Support float16 data type for model conversion (with --quantization float16) and computation (with --compute_type float16). FP16 execution can improve performance by up to 50% on NVIDIA GPUs with Compute Capability >= 7.0.
Add Docker images with newer CUDA versions, which can improve performance in some cases:
- latest-ubuntu18-cuda10.0 (same as latest-ubuntu18-gpu)
- latest-ubuntu18-cuda10.1
- latest-ubuntu18-cuda10.2
- latest-centos7-cuda10.0 (same as latest-centos7-gpu)
- latest-centos7-cuda10.1
- latest-centos7-cuda10.2
Allow setting a computation type per device (e.g.

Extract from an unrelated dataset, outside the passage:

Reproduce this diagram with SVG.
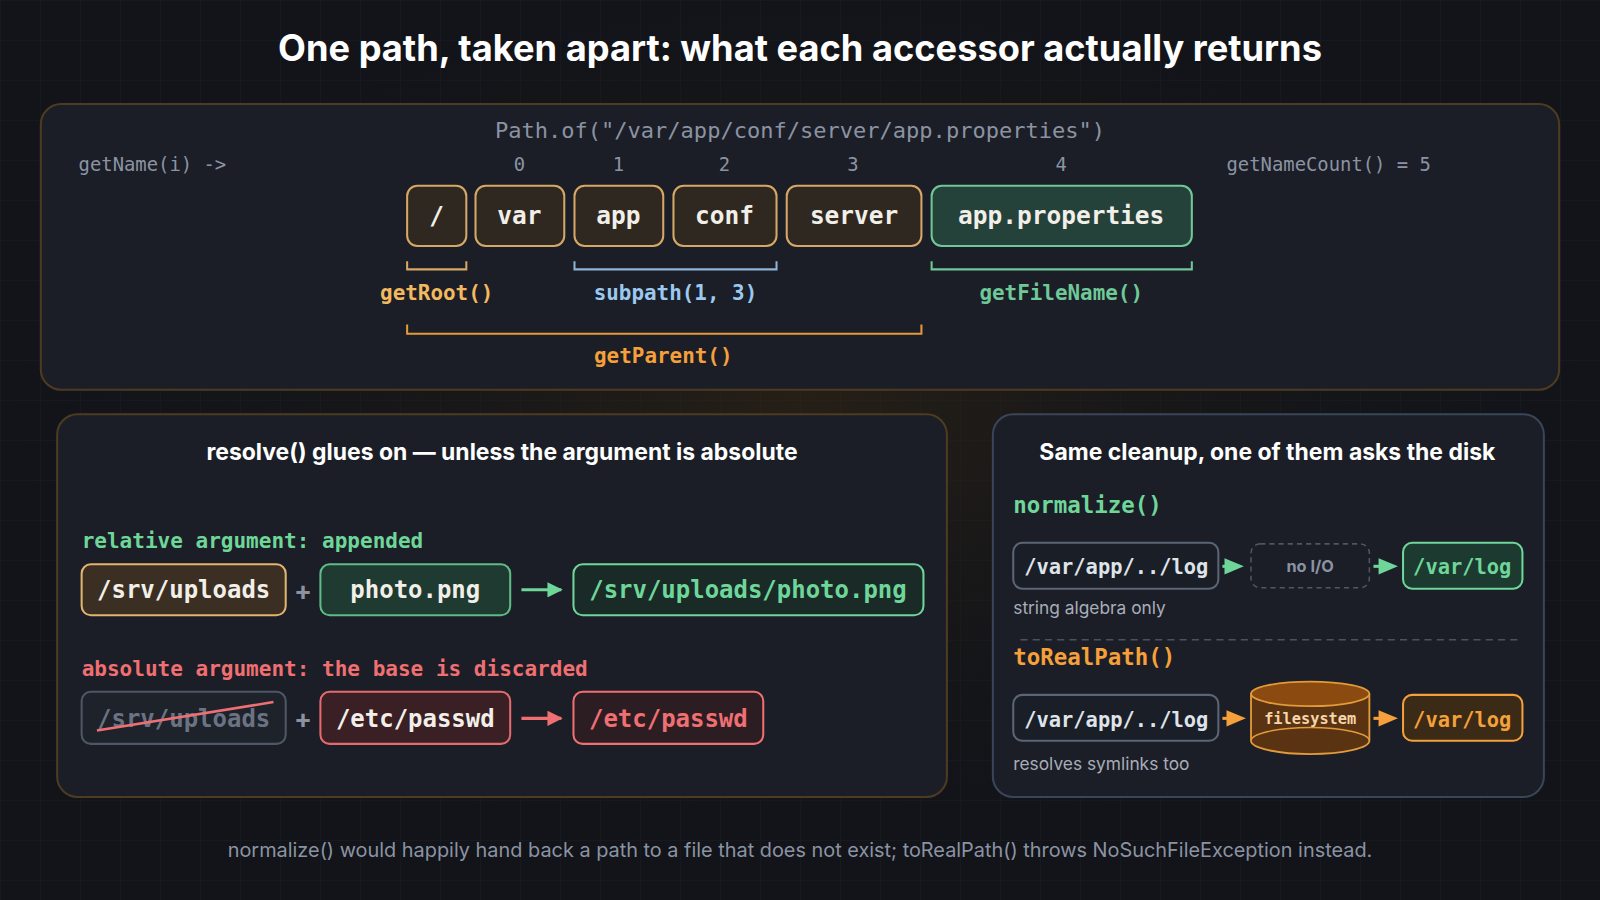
<svg xmlns="http://www.w3.org/2000/svg" width="1600" height="900" viewBox="0 0 1600 900">
<defs>
<pattern id="grid" width="40" height="40" patternUnits="userSpaceOnUse"><path d="M40 0H0V40" fill="none" stroke="#1a1d23" stroke-width="1"/></pattern>
<radialGradient id="glow" cx="0.5" cy="0.45" r="0.5"><stop offset="0" stop-color="#3a2a14" stop-opacity="0.5"/><stop offset="1" stop-color="#121419" stop-opacity="0"/></radialGradient>
<marker id="ag" viewBox="0 0 10 10" refX="9" refY="5" markerWidth="5" markerHeight="5" orient="auto"><path d="M0 0L10 5L0 10z" fill="#6fd69a"/></marker>
<marker id="ar" viewBox="0 0 10 10" refX="9" refY="5" markerWidth="5" markerHeight="5" orient="auto"><path d="M0 0L10 5L0 10z" fill="#f06f72"/></marker>
<style>
.sans{font-family:"Inter","Liberation Sans",sans-serif}
.mono{font-family:"DejaVu Sans Mono","Liberation Mono",monospace}
.seg{fill:#2f2820;stroke:#d7a766;stroke-width:2}
.segt{font-family:"DejaVu Sans Mono",monospace;font-weight:bold;font-size:24px;fill:#f2efe9;text-anchor:middle}
.idx{font-family:"DejaVu Sans Mono",monospace;font-size:18.5px;fill:#8b93a3;text-anchor:middle}
.lbl{font-family:"DejaVu Sans Mono",monospace;font-weight:bold;font-size:20.5px;text-anchor:middle}
.bt{font-family:"DejaVu Sans Mono",monospace;font-size:23.5px;font-weight:bold;text-anchor:middle}
.grey{fill:#1a1e26;stroke:#5b6576;stroke-width:2}
.note{font-family:"Inter","Liberation Sans",sans-serif;font-size:17px;fill:#a7adb8}
</style>
</defs>
<rect width="1600" height="900" fill="#121419"/>
<rect width="1600" height="900" fill="url(#grid)"/>
<rect width="1600" height="900" fill="url(#glow)"/>
<g transform="scale(1.0204)">
<text class="sans" x="784" y="60" text-anchor="middle" font-size="35.5" font-weight="bold" fill="#ffffff">One path, taken apart: what each accessor actually returns</text>

<g id="top-panel">
<rect x="40" y="102" width="1488" height="280" rx="20" fill="#1b1e26" stroke="#4d3b22" stroke-width="2"/>
<text class="mono" x="784" y="135" text-anchor="middle" font-size="21.6" fill="#8b93a3">Path.of("/var/app/conf/server/app.properties")</text>
<text class="mono" x="77" y="168" font-size="18.5" fill="#8b93a3">getName(i) -&gt;</text>
<text class="idx" x="509" y="168">0</text><text class="idx" x="606" y="168">1</text><text class="idx" x="710" y="168">2</text><text class="idx" x="836" y="168">3</text><text class="idx" x="1040" y="168">4</text>
<text class="mono" x="1202" y="168" font-size="18.5" fill="#8b93a3">getNameCount() = 5</text>
</g>
<g id="seg-root"><rect class="seg" x="399" y="182" width="58" height="59" rx="10" fill="#45382a"/><text class="segt" x="428" y="220">/</text></g>
<g id="seg-var"><rect class="seg" x="466" y="182" width="87" height="59" rx="10"/><text class="segt" x="509" y="220">var</text></g>
<g id="seg-app"><rect class="seg" x="563" y="182" width="87" height="59" rx="10"/><text class="segt" x="606" y="220">app</text></g>
<g id="seg-conf"><rect class="seg" x="660" y="182" width="101" height="59" rx="10"/><text class="segt" x="710" y="220">conf</text></g>
<g id="seg-server"><rect class="seg" x="771" y="182" width="132" height="59" rx="10"/><text class="segt" x="837" y="220">server</text></g>
<g id="seg-file"><rect x="913" y="182" width="255" height="59" rx="10" fill="#24423a" stroke="#6fc897" stroke-width="2"/><text class="segt" x="1040" y="220">app.properties</text></g>
<g id="brackets" fill="none" stroke-width="2">
<path d="M399 256V264H457V256" stroke="#d7a766"/>
<path d="M563 256V264H761V256" stroke="#8fb4d4"/>
<path d="M913 256V264H1168V256" stroke="#6fc897"/>
<path d="M399 318V327H903V318" stroke="#e39a3a"/>
</g>
<text class="lbl" x="428" y="294" fill="#f3b95f">getRoot()</text>
<text class="lbl" x="662" y="294" fill="#9cc9ef">subpath(1, 3)</text>
<text class="lbl" x="1040" y="294" fill="#6fc897">getFileName()</text>
<text class="lbl" x="650" y="356" fill="#f5a03a">getParent()</text>

<g id="resolve-panel">
<rect x="56" y="406" width="872" height="375" rx="20" fill="#1b1e26" stroke="#4d3b22" stroke-width="2"/>
<text class="sans" x="492" y="451" text-anchor="middle" font-size="22.5" font-weight="bold" fill="#ffffff">resolve() glues on — unless the argument is absolute</text>
<text class="mono" x="80" y="537" font-size="20.6" font-weight="bold" fill="#6fd69a">relative argument: appended</text>
<text class="mono" x="80" y="662" font-size="20.6" font-weight="bold" fill="#f06f72">absolute argument: the base is discarded</text>
</g>
<g id="rel-base"><rect x="80" y="553" width="200" height="50" rx="9" fill="#3a2f22" stroke="#e3b46e" stroke-width="2"/><text class="bt" x="180" y="586" fill="#f2efe9">/srv/uploads</text></g>
<text class="sans" x="297" y="588" text-anchor="middle" font-size="26" font-weight="bold" fill="#8b93a3">+</text>
<g id="rel-arg"><rect x="314" y="553" width="186" height="50" rx="9" fill="#1f3a31" stroke="#5fbb88" stroke-width="2"/><text class="bt" x="407" y="586" fill="#f2efe9">photo.png</text></g>
<g id="rel-res"><rect x="562" y="553" width="343" height="50" rx="9" fill="#1a2a27" stroke="#6fd69a" stroke-width="2"/><text class="bt" x="733" y="586" fill="#6fd69a">/srv/uploads/photo.png</text></g>
<g id="abs-base"><rect x="80" y="678" width="200" height="51" rx="9" fill="#1e222b" stroke="#4f5766" stroke-width="2"/><text class="bt" x="180" y="712" fill="#6b7383" font-weight="normal">/srv/uploads</text><line x1="95" y1="716" x2="268" y2="688" stroke="#f06f72" stroke-width="2.5"/></g>
<text class="sans" x="297" y="713" text-anchor="middle" font-size="26" font-weight="bold" fill="#8b93a3">+</text>
<g id="abs-arg"><rect x="314" y="678" width="186" height="51" rx="9" fill="#3a1f24" stroke="#e36b70" stroke-width="2"/><text class="bt" x="407" y="712" fill="#f2efe9">/etc/passwd</text></g>
<g id="abs-res"><rect x="562" y="678" width="186" height="51" rx="9" fill="#2c1d22" stroke="#f06f72" stroke-width="2"/><text class="bt" x="655" y="712" fill="#f06f72">/etc/passwd</text></g>

<g id="norm-panel">
<rect x="973" y="406" width="540" height="375" rx="20" fill="#1b1e26" stroke="#39465a" stroke-width="2"/>
<text class="sans" x="1242" y="451" text-anchor="middle" font-size="22.5" font-weight="bold" fill="#ffffff">Same cleanup, one of them asks the disk</text>
<text class="mono" x="993" y="503" font-size="22" font-weight="bold" fill="#6fd69a">normalize()</text>
<text class="note" x="993" y="602">string algebra only</text>
<line x1="1000" y1="627" x2="1490" y2="627" stroke="#4a5262" stroke-width="1.5" stroke-dasharray="7 5"/>
<text class="mono" x="993" y="652" font-size="22" font-weight="bold" fill="#f5a03a">toRealPath()</text>
<text class="note" x="993" y="755">resolves symlinks too</text>
</g>
<g id="n-in"><rect class="grey" x="993" y="532" width="201" height="45" rx="9"/><text class="mono" x="1094" y="563" text-anchor="middle" font-size="20" font-weight="bold" fill="#dfe3ea">/var/app/../log</text></g>
<g id="n-mid"><rect x="1226" y="533" width="116" height="43" rx="9" fill="none" stroke="#4f5766" stroke-width="1.5" stroke-dasharray="5 4"/><text class="sans" x="1284" y="561" text-anchor="middle" font-size="16" font-weight="bold" fill="#8b93a3">no I/O</text></g>
<g id="n-out"><rect x="1375" y="532" width="117" height="45" rx="9" fill="#1c3a30" stroke="#6fd69a" stroke-width="2"/><text class="mono" x="1433" y="563" text-anchor="middle" font-size="20" font-weight="bold" fill="#6fd69a">/var/log</text></g>
<g id="r-in"><rect class="grey" x="993" y="681" width="201" height="45" rx="9"/><text class="mono" x="1094" y="712" text-anchor="middle" font-size="20" font-weight="bold" fill="#dfe3ea">/var/app/../log</text></g>
<g id="r-fs">
<path d="M1226 680V726A58 13 0 0 0 1342 726V680" fill="#5a3312" stroke="#e39a3a" stroke-width="1.8"/>
<ellipse cx="1284" cy="680" rx="58" ry="12" fill="#8a4a10" stroke="#e39a3a" stroke-width="1.8"/>
<path d="M1226 726A58 13 0 0 1 1342 726" fill="none" stroke="#e39a3a" stroke-width="1.5"/>
<text class="mono" x="1284" y="710" text-anchor="middle" font-size="15" font-weight="bold" fill="#f5d6a8">filesystem</text>
</g>
<g id="r-out"><rect x="1375" y="681" width="117" height="45" rx="9" fill="#3a2a16" stroke="#f5a03a" stroke-width="2"/><text class="mono" x="1433" y="712" text-anchor="middle" font-size="20" font-weight="bold" fill="#f5a03a">/var/log</text></g>

<g id="connectors">
<line x1="511" y1="578" x2="550" y2="578" stroke="#6fd69a" stroke-width="3" marker-end="url(#ag)"/>
<line x1="511" y1="704" x2="550" y2="704" stroke="#f06f72" stroke-width="3" marker-end="url(#ar)"/>
<path d="M1200 547V563L1219 555z" fill="#6fd69a"/><line x1="1198" y1="555" x2="1204" y2="555" stroke="#6fd69a" stroke-width="3"/>
<path d="M1351 547V563L1370 555z" fill="#6fd69a"/><line x1="1346" y1="555" x2="1352" y2="555" stroke="#6fd69a" stroke-width="3"/>
<path d="M1202 696V712L1221 704z" fill="#f5a03a"/><line x1="1198" y1="704" x2="1204" y2="704" stroke="#f5a03a" stroke-width="3"/>
<path d="M1351 696V712L1370 704z" fill="#f5a03a"/><line x1="1346" y1="704" x2="1352" y2="704" stroke="#f5a03a" stroke-width="3"/>
</g>

<text class="sans" x="784" y="840" text-anchor="middle" font-size="19.5" fill="#8b93a3">normalize() would happily hand back a path to a file that does not exist; toRealPath() throws NoSuchFileException instead.</text>
</g>
</svg>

Translator(..., compute_type={"cuda": "float16", "cpu": "int8"}) with the Python API)
[C++] Add ModelReader interface to customize model loading

Optimize Transpose op on CPU for the permutation used in multi-head attention
Optimize GELU op on CPU with Intel MKL
Fix compilation when targeting an architecture and disabling ISA dispatch (e.g.: -DCMAKE_CXX_FLAGS="-march=skylake" -DENABLE_CPU_DISPATCH=OFF)
Inline some frequently called methods